I cinched my belt as tight as it would go, and marveled at what I had just heard. The captain apologizes profusely for the lack of duty free shopping, but not for the turbulence zone? What is the turbulence zone, anyway?
Then it started. The flight crew buckled up behind me. I glanced past the Japanese woman sitting in the window seat and spied the peaks of the Andes looming out the window, almost close enough to touch. The plane began the first of a long series of lurches, and my seatmate grinned widely and held her hands up, roller coaster style.
I wanted to punch her.
The plane continued on, like a meth-addled Pegasus gleefully bucking and leaping on big, silver wings that flailed through the air. Muffled shrieks and gasps echoed through the cabin, and I think I added my voice to the chorus once or twice.
As the plane maintained its predetermined course to hell, filled with sickening dives and sways from side to side, I just knew it was the end. I found myself in a terror-induced trance of sorts, unable to move a muscle save the ones in the hand that had a vise-like grip on the armrest. I tried to recall if the film Alive had any practical tips on surviving a plane crash in the Andes, outside of eating my fellow passengers.
The plane would level off occasionally and I would find myself at the brink of a relieved sigh, but then another nose dive would take place and my hopes were dashed.
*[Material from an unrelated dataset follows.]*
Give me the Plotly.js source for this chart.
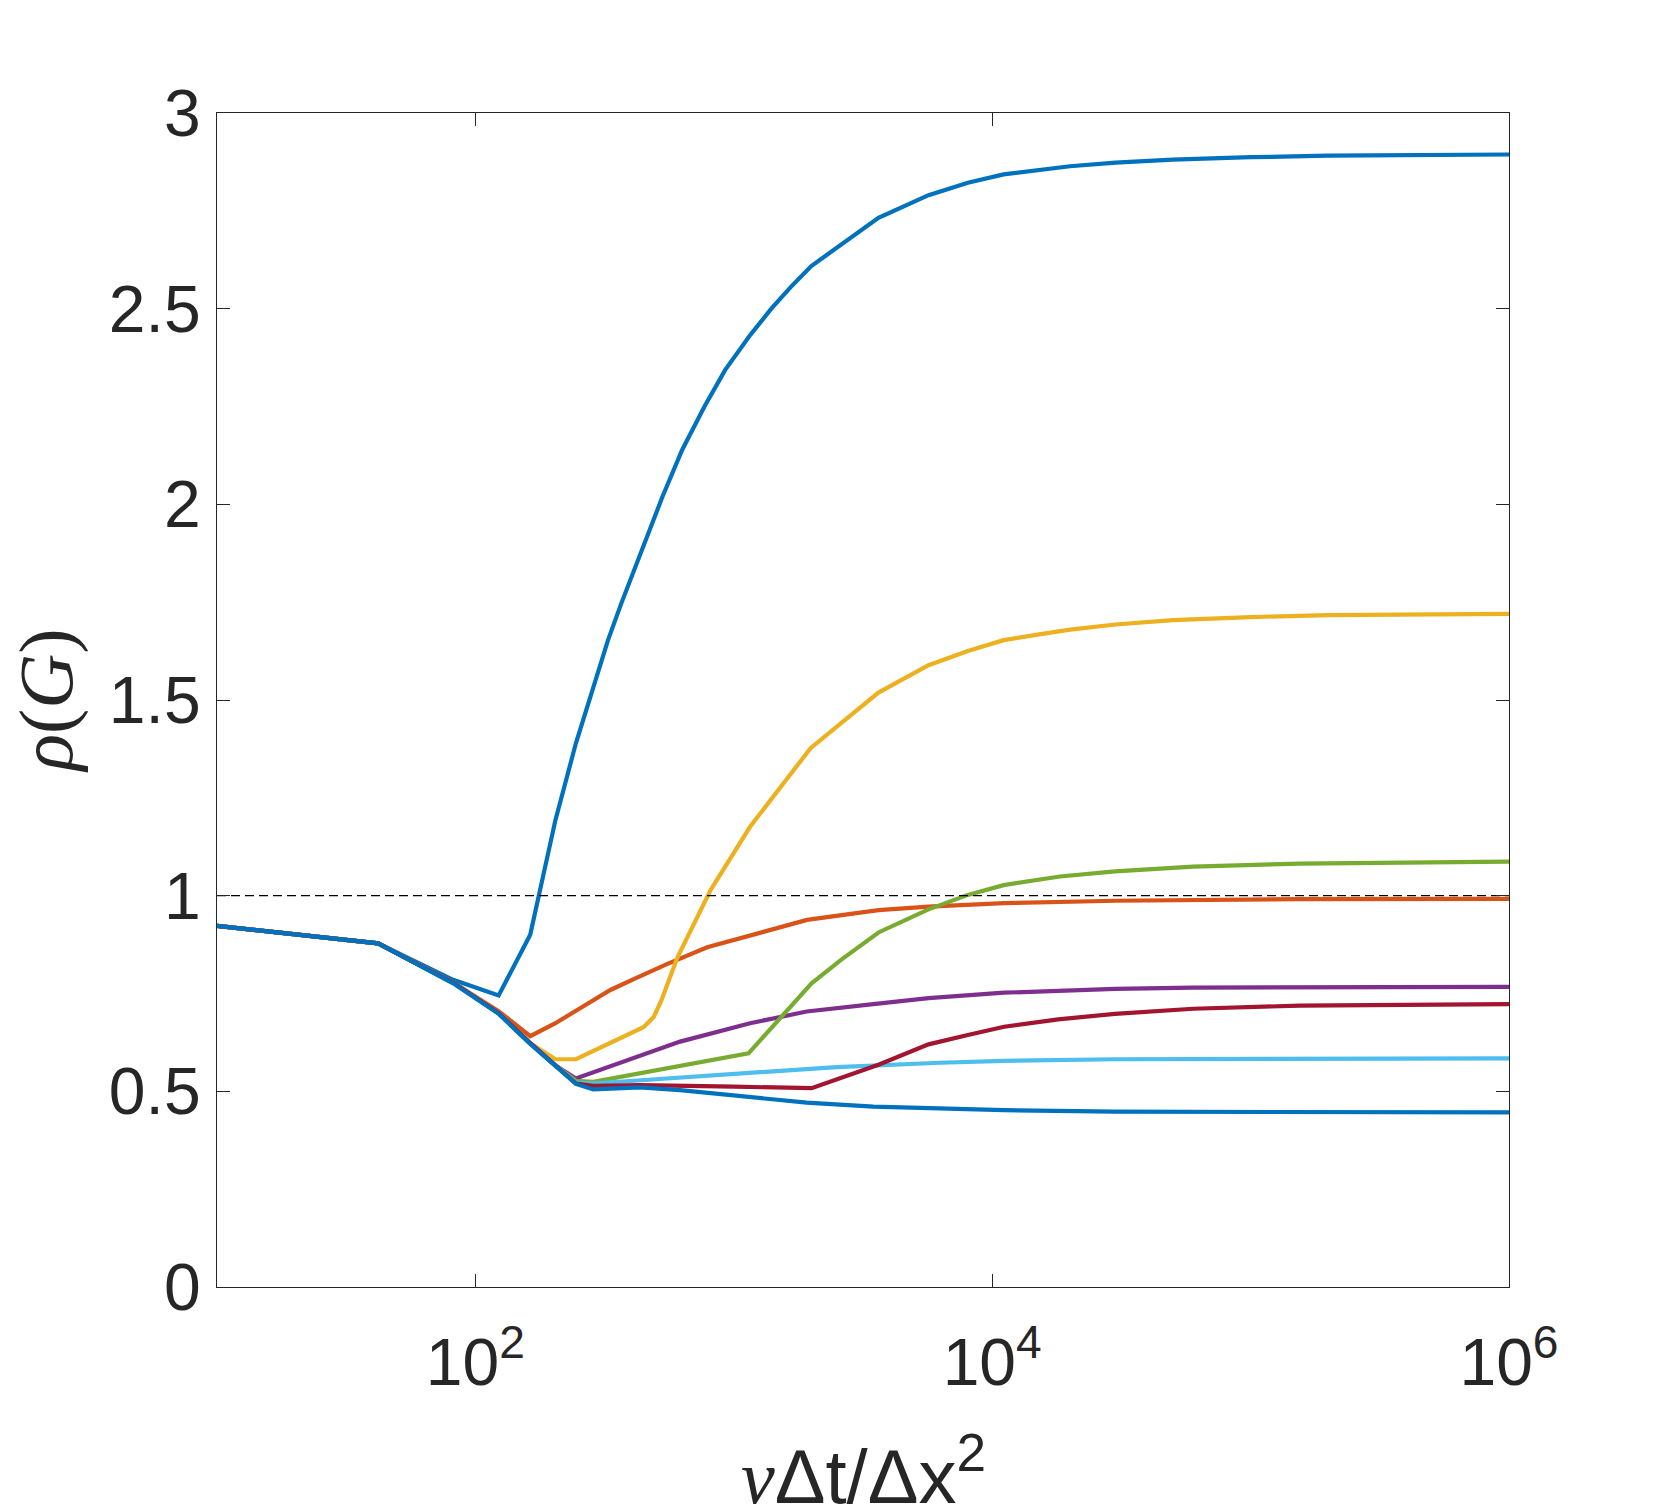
<!DOCTYPE html>
<html>
<head>
<meta charset="utf-8">
<script src="https://cdn.plot.ly/plotly-3.0.1.min.js"></script>
<style>
  html, body { margin: 0; padding: 0; background: #fff; }
  #chart { width: 1667px; height: 1512px; }
</style>
</head>
<body>
<div id="chart"></div>
<script>
    'use strict';

    // Spectral radius curves
    const xBlueTop = [10, 42, 82, 123, 163, 204, 245, 286, 326, 367, 439, 530, 631, 770, 925, 1150, 1397, 1660, 1995, 3630, 5670, 8050, 11070, 15000, 20000, 30000, 50000, 100000, 200000, 1000000];
    const yBlueTop = [0.923, 0.878, 0.785, 0.745, 0.900, 1.193, 1.390, 1.534, 1.653, 1.747, 1.883, 2.020, 2.139, 2.250, 2.343, 2.430, 2.500, 2.555, 2.609, 2.732, 2.790, 2.822, 2.843, 2.855, 2.864, 2.873, 2.881, 2.887, 2.891, 2.894];

    const xOrange = [10, 42, 82, 123, 163, 204, 245, 333, 420, 551, 789, 1919, 3630, 5670, 11120, 29850, 155000, 1000000];
    const yOrange = [0.923, 0.878, 0.778, 0.705, 0.641, 0.674, 0.706, 0.759, 0.790, 0.825, 0.868, 0.938, 0.963, 0.972, 0.981, 0.987, 0.991, 0.992];

    const xYellow = [10, 42, 82, 123, 163, 204, 245, 447, 490, 525, 603, 700, 814, 1156, 1982, 3630, 5670, 8050, 11070, 15000, 20000, 30000, 50000, 100000, 200000, 1000000];
    const yYellow = [0.923, 0.878, 0.778, 0.700, 0.623, 0.582, 0.582, 0.664, 0.690, 0.733, 0.840, 0.930, 1.015, 1.176, 1.377, 1.519, 1.589, 1.625, 1.653, 1.667, 1.680, 1.693, 1.704, 1.712, 1.717, 1.720];

    const xPurple = [10, 42, 82, 123, 163, 204, 245, 400, 620, 1156, 1914, 3467, 5670, 11120, 29850, 60000, 155000, 1000000];
    const yPurple = [0.923, 0.878, 0.778, 0.700, 0.623, 0.566, 0.533, 0.583, 0.627, 0.674, 0.704, 0.723, 0.738, 0.752, 0.762, 0.765, 0.766, 0.767];

    const xGreen = [10, 42, 82, 123, 163, 204, 245, 286, 1140, 2000, 2600, 3630, 5670, 8050, 11070, 18290, 29850, 60000, 155000, 1000000];
    const yGreen = [0.923, 0.878, 0.778, 0.700, 0.623, 0.566, 0.527, 0.524, 0.597, 0.776, 0.836, 0.906, 0.965, 1.002, 1.027, 1.049, 1.062, 1.074, 1.082, 1.087];

    const xLightBlue = [10, 42, 82, 123, 163, 204, 245, 286, 1057, 2500, 6280, 11120, 29850, 155000, 1000000];
    const yLightBlue = [0.923, 0.878, 0.778, 0.700, 0.623, 0.566, 0.522, 0.520, 0.546, 0.562, 0.573, 0.578, 0.582, 0.583, 0.584];

    const xRed = [10, 42, 82, 123, 163, 204, 245, 286, 433, 1000, 2000, 3630, 5670, 8050, 11120, 18000, 29850, 60000, 155000, 1000000];
    const yRed = [0.923, 0.878, 0.778, 0.700, 0.623, 0.566, 0.520, 0.514, 0.516, 0.512, 0.508, 0.568, 0.620, 0.644, 0.665, 0.684, 0.698, 0.711, 0.719, 0.723];

    const xBlueLow = [10, 42, 82, 123, 163, 204, 245, 286, 433, 620, 1120, 1914, 3467, 6280, 11120, 29850, 1000000];
    const yBlueLow = [0.923, 0.878, 0.776, 0.698, 0.621, 0.564, 0.519, 0.505, 0.510, 0.503, 0.486, 0.471, 0.461, 0.456, 0.452, 0.448, 0.446];

    // Stability limit rho = 1
    const xLimit = [10, 1000000];
    const yLimit = [1, 1];

    const xTickVals = [100, 10000, 1000000];
    const xTickText = ['10<sup>2</sup>', '10<sup>4</sup>', '10<sup>6</sup>'];
    const yTickVals = [0, 0.5, 1, 1.5, 2, 2.5, 3];
    const yTickText = ['0', '0.5', '1', '1.5', '2', '2.5', '3'];

    const series = [
        { x: xBlueTop, y: yBlueTop, color: '#0072BD' },
        { x: xOrange, y: yOrange, color: '#D95319' },
        { x: xYellow, y: yYellow, color: '#EDB120' },
        { x: xPurple, y: yPurple, color: '#7E2F8E' },
        { x: xGreen, y: yGreen, color: '#77AC30' },
        { x: xLightBlue, y: yLightBlue, color: '#4DBEEE' },
        { x: xRed, y: yRed, color: '#A2142F' },
        { x: xBlueLow, y: yBlueLow, color: '#0072BD' }
    ];

    const traces = series.map(s => ({
        x: s.x,
        y: s.y,
        type: 'scatter',
        mode: 'lines',
        line: { color: s.color, width: 4.2 },
        hoverinfo: 'skip'
    }));

    traces.push({
        x: xLimit,
        y: yLimit,
        type: 'scatter',
        mode: 'lines',
        line: { color: '#000000', width: 1.3, dash: '9px,5px' },
        hoverinfo: 'skip'
    });

    const axisColor = '#262626';
    const tickFont = { family: 'Liberation Sans, Arial, sans-serif', size: 66, color: axisColor };

    const layout = {
        width: 1667,
        height: 1512,
        margin: { l: 217, r: 158, t: 113, b: 225 },
        paper_bgcolor: '#ffffff',
        plot_bgcolor: '#ffffff',
        showlegend: false,
        xaxis: {
            type: 'log',
            range: [1, 6],
            tickvals: xTickVals,
            ticktext: xTickText,
            ticks: 'inside',
            ticklen: 13,
            tickwidth: 1,
            tickcolor: axisColor,
            ticklabelstandoff: 18,
            showline: true,
            linecolor: axisColor,
            linewidth: 1.2,
            mirror: 'ticks',
            showgrid: false,
            zeroline: false,
            tickfont: tickFont
        },
        yaxis: {
            range: [0, 3],
            tickvals: yTickVals,
            ticktext: yTickText,
            ticks: 'inside',
            ticklen: 13,
            tickwidth: 1,
            tickcolor: axisColor,
            ticklabelstandoff: 2,
            showline: true,
            linecolor: axisColor,
            linewidth: 1.2,
            mirror: 'ticks',
            showgrid: false,
            zeroline: false,
            tickfont: tickFont
        },
        annotations: [
            {
                xref: 'paper', yref: 'paper',
                x: 0.5, y: -0.1567,
                xanchor: 'center', yanchor: 'middle',
                showarrow: false,
                text: '<span style="font-family:Liberation Serif"><i>ν</i></span>Δt/Δx<sup>2</sup>',
                font: { family: 'Liberation Sans, Arial, sans-serif', size: 76, color: axisColor }
            },
            {
                xref: 'paper', yref: 'paper',
                x: -0.132, y: 0.5,
                xanchor: 'center', yanchor: 'middle',
                textangle: -90,
                showarrow: false,
                text: '<i>ρ</i>(<i>G</i>)',
                font: { family: 'Liberation Serif, DejaVu Serif, serif', size: 76, color: axisColor }
            }
        ]
    };

    Plotly.newPlot('chart', traces, layout, { displayModeBar: false, staticPlot: true });
</script>
</body>
</html>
I kept glancing over my shoulder at the flight attendants in their seats, deep in some funny conversation and oblivious to the fact that we were all teetering on the edge of disaster.
I wanted to punch them too.
This nightmare continued for almost an hour. When I had the courage to glance out the window I could still see the Andes, taunting me with their beautiful, snow capped, turbulent glory. Shouldn’t they be long behind us by now? It’s been an hour! How big can a mountain range be, anyway?
When the skies quieted down and the flight crew left their seats I finally allowed myself to relax, which translated into an only slightly decreased level of vigilance. I kept looking out the window at the rapidly retreating Andes, going over my South American geography carefully in my head. Nope, no more mountain ranges. We should be okay.
As we broke through the perpetual cloud cover that shrouds the city of Lima, I breathed a sigh of relief. The wheels gently touched down onto the runway and I was poised to join the round of applause that I was sure would follow. You see, I placed these pilots on a pedestal reserved for those who manage not to kill themselves or the people around them while in the line of duty; people like doctors who perform experimental surgery during a power outage or day care workers.
The applause never came. Just the typical grumbling and shoving, as if it were any other flight.
Really? Those pilots just saved us from certain death and none of you fucks can clap for them?
Then it occurred to me…
They never got their duty free shopping.
Mary says
Good God! Worst nightmare ever. Although I guess it is so common that no one was disturbed, that might help a bit I suppose. I wonder if you connected someplace else if it would be smoother, some connection that clearly does NOT involve any Andes crossings!
Glad you survived, but I can totally relate. I nearly always lose my battle against the tears while flying:)
Cate Brubaker says
I’m glad that I wrote about this when I did; the memory is now somewhat hazy, kind of like how you forget about the pain of giving birth because you’d likely not have another baby if you were able to recall the horror of it all.
Anna says
Hmm… I expected worse to be Faroe. Turbulences are bad, but you should be glad you haven’t experienced emergency landing 😉
Patti says
Holy Crap! Remind me not to fly over the Andes. Ever.
Katherine Belarmino | Travel the World says
Pretty sure the only survival tip from Alive was to eat your fellow passengers before you pass the starvation point of no return. 🙂 Sounds horrifying. I would have clapped, but then I never buy duty free.